Этот случай убедил меня на всю жизнь, что западенцы – совсем чужие нам люди.

Но они заслуживали сочувствия. На моих глазах происходила коллективизация в Заставье. Естественно, сопротивление бандеровцев усилилось. Тогда существовало правило: если в селе обнаруживался хотя бы один из них, выселялись все жители.

Иногда я просыпался ночью от шума. Мимо нас шли грузовики, из них доносились крики отчаяния и рыдания.

Спустя лет тридцать я побывал на Ровенщине. Хотел разобраться в том, что происходило там после войны и накануне «перестройки». В начале пятидесятых власти объявили амнистию тем, кто прекратит вооруженное сопротивление. Бандеровские схроны опустели.

Как ни странно, но выиграли те, кого раньше отправили в лагеря за бандитизм. Через много лет они вернулись в родные края состоятельными людьми, а законопослушных власти обрекли на прозябание в колхозах. Работы в западных областях всегда не хватало, и молодежь ехала на шахты Донбасса, в Сибирь… Особенно трудно стало с работой, когда вернулись высланные. По крайней мере сотни тысяч человек – именно эта армия, сопоставимая с наполеоновской, во многом и предрешила судьбу Союза.

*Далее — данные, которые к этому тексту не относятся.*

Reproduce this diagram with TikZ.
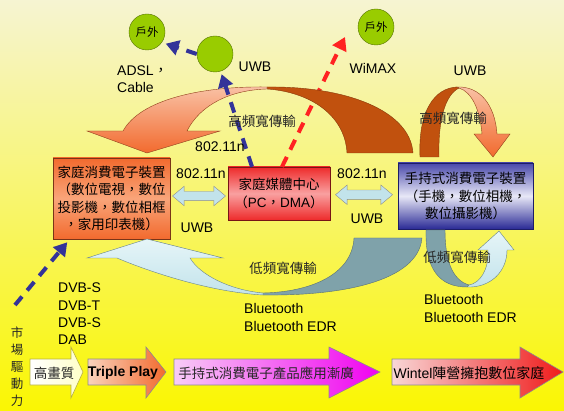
\documentclass[tikz,border=0pt]{standalone}
\usepackage{fontspec}
\setmainfont{Liberation Sans}
\newfontfamily\zh{Noto Sans CJK TC}
\usetikzlibrary{arrows.meta,shapes.arrows,calc}
\definecolor{hmbgtop}{HTML}{F6F4D2}
\definecolor{hmbgbot}{HTML}{FAF602}
\definecolor{hmorange}{HTML}{F26A2E}
\definecolor{hmorangelt}{HTML}{F9A57A}
\definecolor{hmred}{HTML}{EE2B2B}
\definecolor{hmredlt}{HTML}{F9A0A0}
\definecolor{hmblue}{HTML}{4848AA}
\definecolor{hmbluelt}{HTML}{E8E8F7}
\definecolor{hmbluedk}{HTML}{2A2A95}
\definecolor{hmgreen}{HTML}{99CC00}
\definecolor{hmnavy}{HTML}{333399}
\definecolor{hmredline}{HTML}{FF2222}
\definecolor{hmbrown}{HTML}{C1510E}
\definecolor{hmsalmon}{HTML}{F9C2A6}
\definecolor{hmslate}{HTML}{7FA2AA}
\definecolor{hmcyan}{HTML}{C2E3EB}
\definecolor{hmcyanlt}{HTML}{E6F5F8}
\definecolor{hmolive}{HTML}{B8B040}
\definecolor{hmcream}{HTML}{FFFFC8}
\definecolor{hmpeach}{HTML}{F9D2BC}
\definecolor{hmpink}{HTML}{F8CCF6}
\definecolor{hmmagenta}{HTML}{F000F0}
\definecolor{hmrose}{HTML}{F8D6D6}
\definecolor{hmredarr}{HTML}{F01A1A}
\tikzset{
  devbox/.style={rectangle, inner sep=2pt, align=center, font=\zh\fontsize{13.5}{17.5}\selectfont},
  circ/.style={circle, draw=hmgreen!55!black, fill=hmgreen, minimum size=36pt, inner sep=0pt, font=\zh\fontsize{11.5}{12}\selectfont},
  lbl/.style={inner sep=0pt, font=\fontsize{14}{17.3}\selectfont},
  zhlbl/.style={inner sep=0pt, font=\zh\fontsize{13.5}{17}\selectfont, text=black!85},
  linkarrow/.style={double arrow, draw=black!45, fill=hmcyan, inner xsep=0pt, inner ysep=4.5pt, double arrow head extend=5pt, double arrow tip angle=80},
  bluedash/.style={draw=hmnavy, line width=4pt, dash pattern=on 11pt off 8pt, -{Triangle[width=15pt,length=13pt]}},
  reddash/.style={draw=hmredline, line width=4pt, dash pattern=on 11pt off 8pt, -{Triangle[width=15pt,length=13pt]}},
  blockarr/.style={line width=0.6pt},
  bandedge/.style={line width=0.4pt}
}
\begin{document}
\begin{tikzpicture}[x=1pt,y=-1pt]
\useasboundingbox (0,0) rectangle (564,411);
\shade[top color=hmbgtop, bottom color=hmbgbot] (0,0) rectangle (564,411);

% devices
\node[devbox, top color=hmorange, bottom color=hmorange, middle color=hmorangelt, draw=hmorange!50!black, minimum width=117pt, minimum height=81pt] (home) at (111.5,198.5) {家庭消費電子裝置\\（數位電視，數位\\投影機，數位相框\\，家用印表機）};
\node[devbox, top color=hmred, bottom color=hmred, middle color=hmredlt, draw=hmred!50!black, minimum width=102pt, minimum height=53pt] (media) at (279,193.5) {家庭媒體中心\\（{\rmfamily PC}，{\rmfamily DMA}）};
\node[devbox, top color=hmblue, bottom color=hmbluedk, middle color=hmbluelt, draw=hmbluedk!70!black, minimum width=135pt, minimum height=66pt] (hand) at (465.5,196) {手持式消費電子裝置\\（手機，數位相機，\\數位攝影機）};

\node[linkarrow, minimum height=53pt] (lnkhome) at ($(home.east)!0.5!(media.west)$) {};
\node[linkarrow, minimum height=57pt] (lnkhand) at ($(media.east)!0.5!(hand.west)$) {};

% outside links
\node[circ] (out1) at (147,32) {戶外};
\node[circ] (wan) at (215,54) {};
\node[circ] (out2) at (376,27) {戶外};
\coordinate (wimaxend) at (345,37);
\draw[reddash] ([xshift=3pt]media.north) -- (wimaxend);

% wide bands
\fill[hmbrown, draw=hmbrown!70!black, bandedge] (413,153) .. controls (410,110) and (345,86) .. (267,87) -- (267,89) .. controls (310,92) and (345,115) .. (347,153) -- cycle;
\shade[top color=hmsalmon, bottom color=hmorange, draw=hmorange!60!black, bandedge] (267,87) .. controls (200,86) and (140,100) .. (123,131) -- (87,131) -- (147,153) -- (220,131) -- (187,131) .. controls (200,105) and (230,90) .. (267,89) -- cycle;
\fill[hmslate, draw=hmslate!70!black, bandedge] (422,238) .. controls (418,282) and (340,296) .. (263,295) -- (263,293) .. controls (310,292) and (352,275) .. (354,238) -- cycle;
\shade[top color=hmcyanlt, bottom color=hmcyan, draw=hmslate!80!black, bandedge] (263,295) .. controls (210,292) and (150,272) .. (117,258) -- (87,258) -- (147,239) -- (223,258) -- (190,258) .. controls (200,275) and (230,290) .. (263,293) -- cycle;
% small bands at the handheld box
\fill[hmbrown, draw=hmbrown!70!black, bandedge] (420,157) .. controls (418,110) and (435,88) .. (457,87) -- (459,88) .. controls (445,95) and (438,120) .. (439,157) -- cycle;
\shade[top color=hmsalmon, bottom color=hmorange, draw=hmorange!60!black, bandedge] (457,87) .. controls (480,86) and (495,105) .. (497,134) -- (510,134) -- (493,157) -- (474,134) -- (482,134) .. controls (480,110) and (472,92) .. (459,88) -- cycle;
\fill[hmslate, draw=hmslate!70!black, bandedge] (426,230) .. controls (425,270) and (440,287) .. (467,287) -- (469,285) .. controls (452,280) and (445,260) .. (445,230) -- cycle;
\shade[top color=hmcyanlt, bottom color=hmcyan, draw=hmslate!80!black, bandedge] (467,287) .. controls (490,288) and (507,272) .. (507,250) -- (514,250) -- (499,231) -- (478,250) -- (488,250) .. controls (489,270) and (480,283) .. (469,285) -- cycle;

\draw[bluedash, shorten >=3pt] ([xshift=-27pt]media.north) -- (wan);
\draw[bluedash, shorten >=4pt] (wan.west) -- (out1.-35);
\coordinate (mktstart) at (15,305);
\draw[bluedash, shorten >=4pt] (mktstart) -- ([xshift=17pt]home.south west);

% labels
\node[lbl, align=left, anchor=west] (adsl) at (117,79.5) {ADSL{\zh ，}\\Cable};
\node[lbl] (uwbtop) at (255,67) {UWB};
\node[lbl] (wimax) at (373,68) {WiMAX};
\node[lbl] (uwbhand) at (470,71) {UWB};
\node[zhlbl] (hiband) at (262,121) {高頻寬傳輸};
\node[zhlbl] (hibandhand) at (453,118) {高頻寬傳輸};
\node[lbl] (wifitop) at (220,147) {802.11n};
\node[lbl] (wifihome) at (201,174) {802.11n};
\node[lbl] (uwbhome) at (197,228) {UWB};
\node[lbl] (wifihand) at (362,174) {802.11n};
\node[lbl] (uwbmid) at (367,219) {UWB};
\node[zhlbl] (loband) at (283,268) {低頻寬傳輸};
\node[zhlbl] (lobandhand) at (457,257) {低頻寬傳輸};
\node[lbl, align=left, anchor=west] (btmid) at (244,317.5) {Bluetooth\\Bluetooth EDR};
\node[lbl, align=left, anchor=west] (bthand) at (424,308.5) {Bluetooth\\Bluetooth EDR};
\node[lbl, align=left, anchor=west] (dvb) at (58,314) {DVB-S\\DVB-T\\DVB-S\\DAB};
\node[zhlbl, align=center, font=\zh\fontsize{12.5}{17}\selectfont] (mkt) at (17,367) {市\\場\\驅\\動\\力};

% market stages
\shade[blockarr, draw=hmolive, left color=white, right color=hmcream] (30,359) -- (71,359) -- (71,347) -- (83,372) -- (71,398) -- (71,385) -- (30,385) -- cycle;
\shade[blockarr, draw=black!45, left color=hmpeach, right color=hmorange] (88,359) -- (146,359) -- (146,347) -- (166,372) -- (146,398) -- (146,385) -- (88,385) -- cycle;
\shade[blockarr, draw=black!45, left color=hmpink, right color=hmmagenta] (174,359) -- (329,359) -- (329,347) -- (380,372) -- (329,398) -- (329,385) -- (174,385) -- cycle;
\shade[blockarr, draw=black!45, left color=hmrose, right color=hmredarr] (392,359) -- (520,359) -- (520,347) -- (563,372) -- (520,398) -- (520,385) -- (392,385) -- cycle;
\node[zhlbl] (hq) at (54,373) {高畫質};
\node[lbl, font=\bfseries\fontsize{14}{17}\selectfont] (tp) at (123,373) {Triple Play};
\node[zhlbl] (handuse) at (266,373) {手持式消費電子產品應用漸廣};
\node[lbl] (wintel) at (469,373) {Wintel{\zh 陣營擁抱數位家庭}};
\end{tikzpicture}
\end{document}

Дело в том, что, выйдя из схронов, бандеровцы стали оккупировать все сферы общественного сознания. В украинском языке усиливалось засилье западенского диалекта, который прозвали говиркой – вуйки, обийстя, файно и так далее, и тому подобное. Телевидение и радио, газеты и журналы, учебные заведения и наука, комсомольские, профсоюзные, советские и партийные органы прочно занимались выходцами из Западной. Разве случайно выходец из Ровенской области оказался первым секретарем ЦК компартии Украины, а затем и первым президентом? Наелась Украина бандеровской незалэжности по горло, но подлое дело сделано – триединый русский народ расчленен на три независимых от всякого здравого смысла государства.